Problem statement: Exactly and only the lines from the one containing "Write the Observable" through the one containing "const tof = [0.21, 0.26, 0.45, 0.50, 1.10];" are to be repeated, both ends included.

Extracted records:
>> BEGIN
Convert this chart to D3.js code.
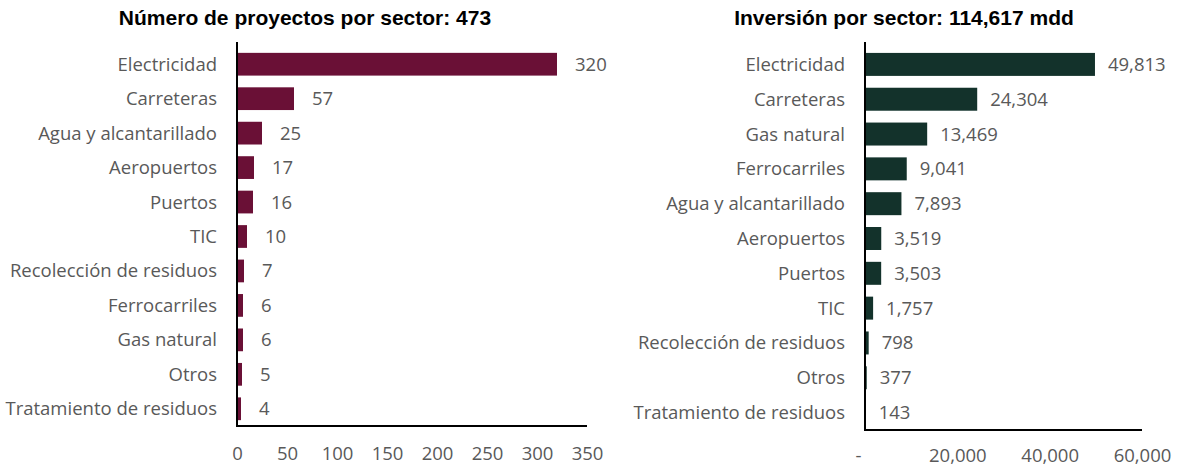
>> END
>> BEGIN
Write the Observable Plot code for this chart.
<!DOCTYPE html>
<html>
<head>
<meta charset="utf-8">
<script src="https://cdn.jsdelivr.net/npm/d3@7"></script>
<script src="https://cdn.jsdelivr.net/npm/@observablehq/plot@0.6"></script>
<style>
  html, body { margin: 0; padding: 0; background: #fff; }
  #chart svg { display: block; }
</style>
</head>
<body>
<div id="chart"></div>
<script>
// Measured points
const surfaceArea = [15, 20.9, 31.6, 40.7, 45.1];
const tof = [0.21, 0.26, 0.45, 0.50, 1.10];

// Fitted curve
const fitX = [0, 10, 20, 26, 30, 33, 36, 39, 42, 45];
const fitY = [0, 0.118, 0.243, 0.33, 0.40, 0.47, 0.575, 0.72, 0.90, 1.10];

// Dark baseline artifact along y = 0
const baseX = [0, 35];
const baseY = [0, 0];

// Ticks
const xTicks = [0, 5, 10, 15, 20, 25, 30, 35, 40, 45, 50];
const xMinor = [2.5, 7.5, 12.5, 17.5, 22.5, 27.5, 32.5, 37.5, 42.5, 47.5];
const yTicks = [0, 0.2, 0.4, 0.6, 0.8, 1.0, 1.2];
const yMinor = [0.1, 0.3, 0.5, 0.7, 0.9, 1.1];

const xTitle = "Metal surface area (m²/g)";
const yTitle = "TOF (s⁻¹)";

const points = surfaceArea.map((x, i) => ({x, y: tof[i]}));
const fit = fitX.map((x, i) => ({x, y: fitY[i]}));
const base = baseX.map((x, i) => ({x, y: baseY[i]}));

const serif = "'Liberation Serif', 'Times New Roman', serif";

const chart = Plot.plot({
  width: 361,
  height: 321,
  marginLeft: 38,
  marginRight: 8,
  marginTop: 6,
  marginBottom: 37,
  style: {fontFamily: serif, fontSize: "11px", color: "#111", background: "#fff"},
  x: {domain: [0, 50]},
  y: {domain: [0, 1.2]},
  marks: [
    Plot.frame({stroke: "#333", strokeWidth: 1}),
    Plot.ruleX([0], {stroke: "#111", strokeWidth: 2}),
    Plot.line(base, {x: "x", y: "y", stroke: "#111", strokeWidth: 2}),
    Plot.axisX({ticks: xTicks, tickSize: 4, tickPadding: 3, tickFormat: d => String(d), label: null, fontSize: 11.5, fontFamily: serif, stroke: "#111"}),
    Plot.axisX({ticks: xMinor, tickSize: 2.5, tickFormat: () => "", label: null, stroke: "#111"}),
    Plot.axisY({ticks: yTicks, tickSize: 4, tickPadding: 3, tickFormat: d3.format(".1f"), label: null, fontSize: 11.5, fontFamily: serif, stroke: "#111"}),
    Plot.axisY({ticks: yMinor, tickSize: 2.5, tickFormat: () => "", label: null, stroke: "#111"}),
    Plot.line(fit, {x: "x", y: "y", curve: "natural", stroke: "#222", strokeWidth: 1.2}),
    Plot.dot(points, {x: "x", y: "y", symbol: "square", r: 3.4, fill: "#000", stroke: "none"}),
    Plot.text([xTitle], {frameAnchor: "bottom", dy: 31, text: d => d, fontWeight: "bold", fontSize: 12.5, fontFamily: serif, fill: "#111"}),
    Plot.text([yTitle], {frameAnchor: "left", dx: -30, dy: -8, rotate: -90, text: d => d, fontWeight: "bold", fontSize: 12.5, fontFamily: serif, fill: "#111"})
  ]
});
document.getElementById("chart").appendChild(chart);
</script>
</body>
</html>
>> END
Complete response:
Write the Observable Plot code for this chart.
<!DOCTYPE html>
<html>
<head>
<meta charset="utf-8">
<script src="https://cdn.jsdelivr.net/npm/d3@7"></script>
<script src="https://cdn.jsdelivr.net/npm/@observablehq/plot@0.6"></script>
<style>
  html, body { margin: 0; padding: 0; background: #fff; }
  #chart svg { display: block; }
</style>
</head>
<body>
<div id="chart"></div>
<script>
// Measured points
const surfaceArea = [15, 20.9, 31.6, 40.7, 45.1];
const tof = [0.21, 0.26, 0.45, 0.50, 1.10];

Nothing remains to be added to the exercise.